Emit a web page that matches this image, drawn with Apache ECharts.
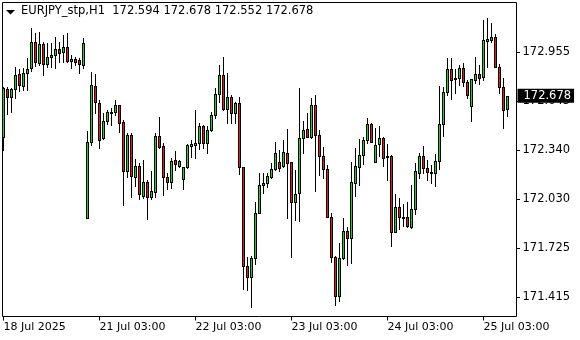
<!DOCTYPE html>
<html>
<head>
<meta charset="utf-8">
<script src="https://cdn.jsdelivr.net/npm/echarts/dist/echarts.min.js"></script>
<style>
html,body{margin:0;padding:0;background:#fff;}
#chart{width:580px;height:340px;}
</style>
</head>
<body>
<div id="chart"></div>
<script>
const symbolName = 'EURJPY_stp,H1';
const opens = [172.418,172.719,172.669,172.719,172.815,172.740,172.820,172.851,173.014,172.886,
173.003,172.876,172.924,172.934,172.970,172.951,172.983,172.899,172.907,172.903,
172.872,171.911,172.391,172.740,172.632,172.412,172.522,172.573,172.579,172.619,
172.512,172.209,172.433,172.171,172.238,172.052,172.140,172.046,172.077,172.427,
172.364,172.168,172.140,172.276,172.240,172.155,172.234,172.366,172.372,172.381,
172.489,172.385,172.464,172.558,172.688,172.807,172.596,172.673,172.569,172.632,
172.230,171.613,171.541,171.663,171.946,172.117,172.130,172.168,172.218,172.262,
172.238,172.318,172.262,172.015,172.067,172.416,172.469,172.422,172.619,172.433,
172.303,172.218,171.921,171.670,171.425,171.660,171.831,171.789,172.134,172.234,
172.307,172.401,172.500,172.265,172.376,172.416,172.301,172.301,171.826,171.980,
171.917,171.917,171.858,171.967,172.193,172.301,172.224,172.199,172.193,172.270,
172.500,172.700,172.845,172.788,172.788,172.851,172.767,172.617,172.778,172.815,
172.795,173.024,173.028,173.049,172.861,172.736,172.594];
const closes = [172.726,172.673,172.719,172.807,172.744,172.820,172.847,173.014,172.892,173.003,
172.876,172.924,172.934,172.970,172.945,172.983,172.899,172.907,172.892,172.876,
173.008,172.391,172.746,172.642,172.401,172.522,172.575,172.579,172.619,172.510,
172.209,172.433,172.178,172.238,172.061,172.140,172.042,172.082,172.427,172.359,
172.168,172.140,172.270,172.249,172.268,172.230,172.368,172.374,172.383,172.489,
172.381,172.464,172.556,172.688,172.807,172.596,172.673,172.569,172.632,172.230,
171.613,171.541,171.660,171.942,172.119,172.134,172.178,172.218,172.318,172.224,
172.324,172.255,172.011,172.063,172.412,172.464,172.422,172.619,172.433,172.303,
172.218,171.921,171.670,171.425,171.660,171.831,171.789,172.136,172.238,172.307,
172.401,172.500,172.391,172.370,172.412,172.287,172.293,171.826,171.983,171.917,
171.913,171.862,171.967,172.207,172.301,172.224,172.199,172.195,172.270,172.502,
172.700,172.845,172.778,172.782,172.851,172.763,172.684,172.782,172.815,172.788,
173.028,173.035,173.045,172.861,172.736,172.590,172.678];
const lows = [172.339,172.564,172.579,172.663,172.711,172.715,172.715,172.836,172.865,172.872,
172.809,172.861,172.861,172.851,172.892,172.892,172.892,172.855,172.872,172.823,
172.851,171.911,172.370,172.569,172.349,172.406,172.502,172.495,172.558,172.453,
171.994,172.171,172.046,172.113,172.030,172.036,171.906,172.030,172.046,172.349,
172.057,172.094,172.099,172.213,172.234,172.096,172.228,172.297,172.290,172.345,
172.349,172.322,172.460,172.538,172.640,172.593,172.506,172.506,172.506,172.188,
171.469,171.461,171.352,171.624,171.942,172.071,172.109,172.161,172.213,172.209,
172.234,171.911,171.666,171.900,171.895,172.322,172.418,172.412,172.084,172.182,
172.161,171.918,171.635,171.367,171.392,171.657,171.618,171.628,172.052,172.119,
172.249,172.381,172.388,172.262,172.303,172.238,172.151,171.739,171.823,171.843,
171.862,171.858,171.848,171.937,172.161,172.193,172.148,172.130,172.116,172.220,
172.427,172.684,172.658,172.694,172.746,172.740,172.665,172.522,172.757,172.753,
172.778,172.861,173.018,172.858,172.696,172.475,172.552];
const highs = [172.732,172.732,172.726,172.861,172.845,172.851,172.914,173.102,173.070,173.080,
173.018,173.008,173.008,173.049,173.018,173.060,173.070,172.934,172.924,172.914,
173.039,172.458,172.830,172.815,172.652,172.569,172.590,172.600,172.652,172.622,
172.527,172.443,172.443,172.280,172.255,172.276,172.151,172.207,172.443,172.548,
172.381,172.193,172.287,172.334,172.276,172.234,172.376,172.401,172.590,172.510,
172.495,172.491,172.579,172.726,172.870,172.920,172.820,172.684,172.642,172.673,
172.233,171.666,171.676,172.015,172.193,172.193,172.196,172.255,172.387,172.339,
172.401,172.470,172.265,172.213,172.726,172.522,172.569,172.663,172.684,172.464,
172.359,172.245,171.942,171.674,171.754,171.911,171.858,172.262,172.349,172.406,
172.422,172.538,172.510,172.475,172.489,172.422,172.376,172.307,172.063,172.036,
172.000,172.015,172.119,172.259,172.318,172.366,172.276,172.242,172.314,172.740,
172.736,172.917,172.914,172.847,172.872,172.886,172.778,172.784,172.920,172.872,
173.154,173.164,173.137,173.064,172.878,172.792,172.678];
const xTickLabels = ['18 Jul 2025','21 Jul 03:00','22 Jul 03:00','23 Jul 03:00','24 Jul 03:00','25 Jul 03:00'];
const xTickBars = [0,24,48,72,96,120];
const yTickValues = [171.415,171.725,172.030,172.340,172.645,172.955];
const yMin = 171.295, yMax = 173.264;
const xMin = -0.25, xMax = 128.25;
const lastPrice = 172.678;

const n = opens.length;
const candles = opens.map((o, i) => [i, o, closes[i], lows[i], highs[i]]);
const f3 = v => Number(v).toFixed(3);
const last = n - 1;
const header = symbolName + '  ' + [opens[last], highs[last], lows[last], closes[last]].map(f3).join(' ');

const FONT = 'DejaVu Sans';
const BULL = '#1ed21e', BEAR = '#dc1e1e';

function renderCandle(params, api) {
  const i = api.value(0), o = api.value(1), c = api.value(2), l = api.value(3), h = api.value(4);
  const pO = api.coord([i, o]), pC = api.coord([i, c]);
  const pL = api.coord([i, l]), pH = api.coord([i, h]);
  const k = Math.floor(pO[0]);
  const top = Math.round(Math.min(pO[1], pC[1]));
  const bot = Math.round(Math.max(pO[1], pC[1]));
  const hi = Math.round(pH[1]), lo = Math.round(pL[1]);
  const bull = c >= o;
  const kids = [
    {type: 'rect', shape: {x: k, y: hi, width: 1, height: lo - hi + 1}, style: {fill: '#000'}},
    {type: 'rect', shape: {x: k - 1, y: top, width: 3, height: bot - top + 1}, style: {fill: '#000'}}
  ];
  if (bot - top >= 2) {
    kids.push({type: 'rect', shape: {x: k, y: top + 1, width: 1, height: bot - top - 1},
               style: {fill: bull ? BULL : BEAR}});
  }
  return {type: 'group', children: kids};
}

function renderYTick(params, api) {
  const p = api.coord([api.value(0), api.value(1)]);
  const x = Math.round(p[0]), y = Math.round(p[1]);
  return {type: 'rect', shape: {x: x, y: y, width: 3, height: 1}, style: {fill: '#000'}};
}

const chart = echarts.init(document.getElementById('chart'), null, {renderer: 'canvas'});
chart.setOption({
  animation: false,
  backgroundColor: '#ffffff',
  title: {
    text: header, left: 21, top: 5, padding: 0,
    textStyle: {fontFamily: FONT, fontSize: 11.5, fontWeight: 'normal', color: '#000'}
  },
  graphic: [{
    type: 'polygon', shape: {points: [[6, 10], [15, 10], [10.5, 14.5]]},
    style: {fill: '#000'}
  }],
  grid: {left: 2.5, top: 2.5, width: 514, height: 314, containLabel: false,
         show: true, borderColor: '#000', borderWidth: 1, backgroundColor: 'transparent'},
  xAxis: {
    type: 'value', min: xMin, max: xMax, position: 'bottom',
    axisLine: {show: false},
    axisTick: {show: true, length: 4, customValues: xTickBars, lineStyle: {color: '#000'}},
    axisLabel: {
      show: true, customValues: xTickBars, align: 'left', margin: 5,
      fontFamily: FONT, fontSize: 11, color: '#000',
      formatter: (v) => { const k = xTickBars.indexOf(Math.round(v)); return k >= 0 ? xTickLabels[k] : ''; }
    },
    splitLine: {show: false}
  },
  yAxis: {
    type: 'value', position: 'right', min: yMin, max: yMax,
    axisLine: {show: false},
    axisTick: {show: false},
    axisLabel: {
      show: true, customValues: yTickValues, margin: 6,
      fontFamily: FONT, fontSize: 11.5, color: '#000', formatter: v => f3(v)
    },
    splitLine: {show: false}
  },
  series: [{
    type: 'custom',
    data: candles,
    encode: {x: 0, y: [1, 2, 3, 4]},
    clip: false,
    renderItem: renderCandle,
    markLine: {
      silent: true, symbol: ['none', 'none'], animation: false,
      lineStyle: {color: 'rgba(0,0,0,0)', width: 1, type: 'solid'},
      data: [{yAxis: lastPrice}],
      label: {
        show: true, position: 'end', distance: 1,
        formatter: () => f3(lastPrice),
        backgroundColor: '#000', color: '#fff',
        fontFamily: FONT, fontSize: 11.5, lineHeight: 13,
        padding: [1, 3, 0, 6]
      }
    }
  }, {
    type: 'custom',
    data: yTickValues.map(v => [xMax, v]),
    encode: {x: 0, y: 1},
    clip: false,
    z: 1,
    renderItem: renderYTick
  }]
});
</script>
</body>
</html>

* * *

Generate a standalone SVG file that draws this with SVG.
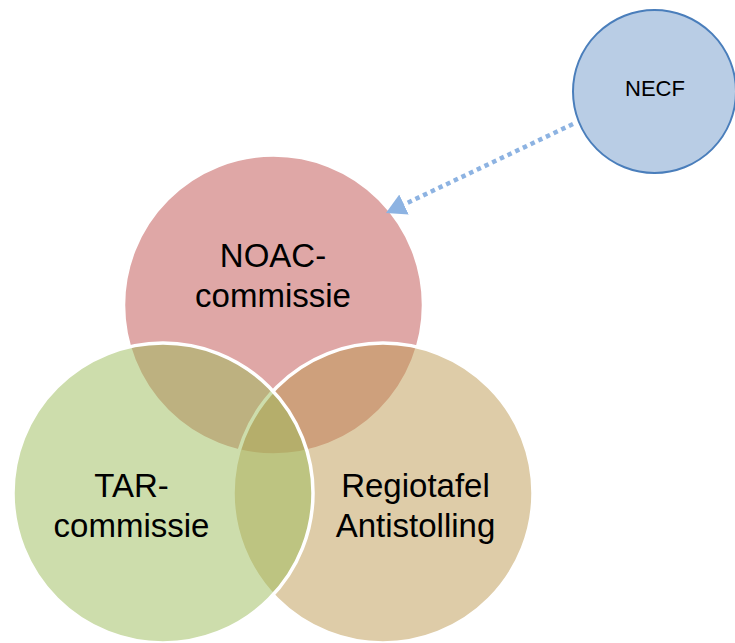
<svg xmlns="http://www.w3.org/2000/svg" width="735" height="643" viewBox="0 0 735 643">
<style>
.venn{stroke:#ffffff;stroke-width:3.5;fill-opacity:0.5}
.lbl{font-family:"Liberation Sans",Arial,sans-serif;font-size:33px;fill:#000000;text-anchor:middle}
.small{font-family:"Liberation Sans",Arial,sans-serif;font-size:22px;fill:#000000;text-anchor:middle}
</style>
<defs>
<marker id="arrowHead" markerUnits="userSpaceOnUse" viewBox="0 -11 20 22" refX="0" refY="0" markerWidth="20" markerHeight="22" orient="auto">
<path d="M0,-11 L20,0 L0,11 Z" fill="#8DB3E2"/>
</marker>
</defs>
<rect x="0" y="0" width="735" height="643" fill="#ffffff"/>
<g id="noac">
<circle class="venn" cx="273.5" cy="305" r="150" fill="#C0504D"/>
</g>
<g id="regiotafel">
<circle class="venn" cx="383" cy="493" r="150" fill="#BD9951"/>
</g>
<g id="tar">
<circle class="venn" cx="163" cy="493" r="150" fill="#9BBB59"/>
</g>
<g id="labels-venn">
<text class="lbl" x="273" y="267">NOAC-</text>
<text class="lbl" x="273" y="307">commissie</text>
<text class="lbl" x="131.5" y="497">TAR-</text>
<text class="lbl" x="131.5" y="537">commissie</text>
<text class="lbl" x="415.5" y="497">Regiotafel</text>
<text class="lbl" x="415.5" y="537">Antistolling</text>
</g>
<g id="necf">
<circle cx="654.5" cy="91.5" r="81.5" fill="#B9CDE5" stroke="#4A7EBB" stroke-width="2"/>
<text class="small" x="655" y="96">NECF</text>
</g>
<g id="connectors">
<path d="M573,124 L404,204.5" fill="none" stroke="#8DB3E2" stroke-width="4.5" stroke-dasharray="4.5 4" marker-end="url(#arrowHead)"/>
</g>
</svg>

### Exercise prompt
Pull every line containing the word "this" out of the entries above.

### Exercise solution
Emit a web page that matches this image, drawn with Apache ECharts.
Generate a standalone SVG file that draws this with SVG.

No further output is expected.